Our discussions and web searches led us to Mortgage Free by Rob Roy. His subtitle, “Radical Strategies to Home Ownership” was fitting. No one I knew had ever gone this route, but the steps in Rob Roy’s book made it seem quite possible. We had already begun the first step, saving for land, and we were ready to think about where we wanted to move.

This phase of planning was a lot of fun. We imagined our dream lifestyle and came up with a list of criteria. This included mountains, a good growing season, a local economy, a natural lifestyle, live music, a community with similar values—artistic, healthy, active, environmentally conscious—a location only a day’s drive from family, a climate with four seasons and affordable land at $10,000 or less an acre.

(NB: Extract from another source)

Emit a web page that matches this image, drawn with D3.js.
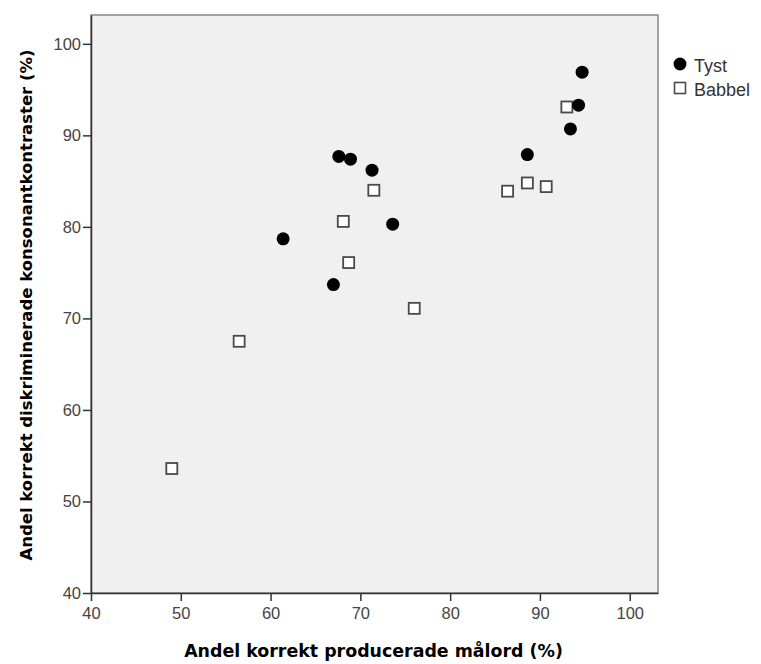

After six months of research, we found home in Floyd, Virginia. And by the end of 2009, we had saved $25,000, which was enough to pay cash for our 3 acres of raw land. Now we had to decide on shelter.

Living Tiny

It would take years to get our family-sized main house completed, and we didn’t want to spend money on rent. We decided on a tiny house because we wanted a stick-built home, not a travel trailer or a shed. We wanted this structure to be an attractive addition to our homestead for decades, and we wanted to build it ourselves. We found a salvaged mobile home trailer on Craigslist and went to work. Our tiny house cost $12,000 in materials and took 10 months to build.

In May of 2011, we moved into our little house and realized our mortgage-free dream. Our kids were six and eight, which is the sweet spot for kids in a tiny house. They loved our fort of a house, and we had a couple of adventurous years as a tiny house family. I started my blog,, and we ended up traveling to New York to appear on national television. It was a surreal experience, but we were grateful for the opportunity to share our story with others who were experiencing similar struggles. As time went on, the kids started taking up more space and, as they enter adolescence, they will need more space. Luckily, when we set out on this adventure, we knew we couldn’t live tiny forever; building as we grew was part of our plan.

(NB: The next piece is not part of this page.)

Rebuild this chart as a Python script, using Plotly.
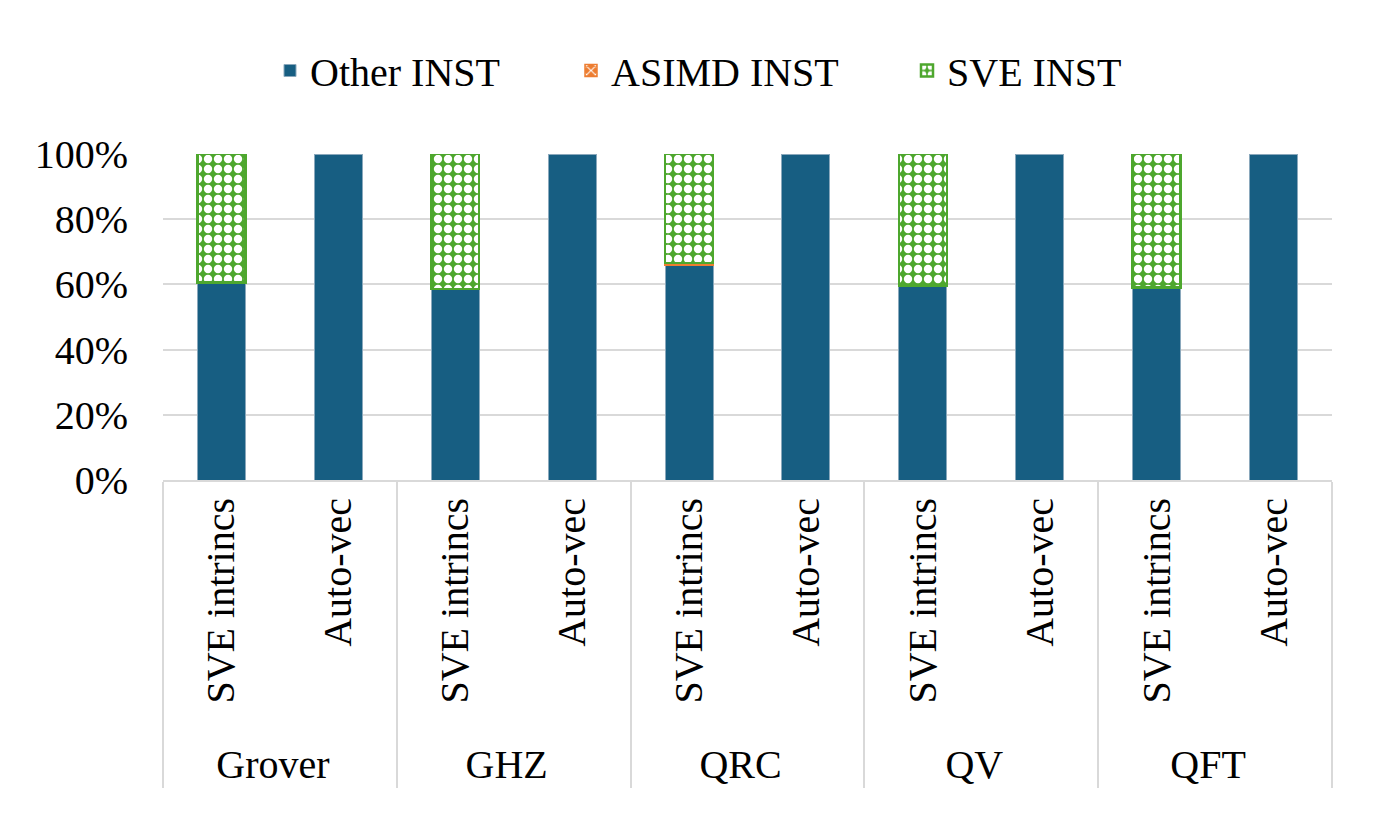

In October of 2012, we broke ground on our big house. Living tiny while designing and building a bigger house is a great way to go. Since we stripped away the excess, and felt the joy of living with less, we wanted to make room only for what we missed. Our big house has just the right amount of space for each of us to retreat to our own room for solitude and enough space to gather with friends. Our kids will enter their teenage years with the space to explore who they are without a sibling a few feet away.

We’ll move into the big house soon—some seven years after the close of the New Day Café. We’ll put our feet up for a few days, then move on to expanding the garden and adding more animals. We’ll open our tiny bed and breakfast. And we’ll have a big house dance party where we’ll leap across the room without whacking each other in the face. It’s going to be a whole new world.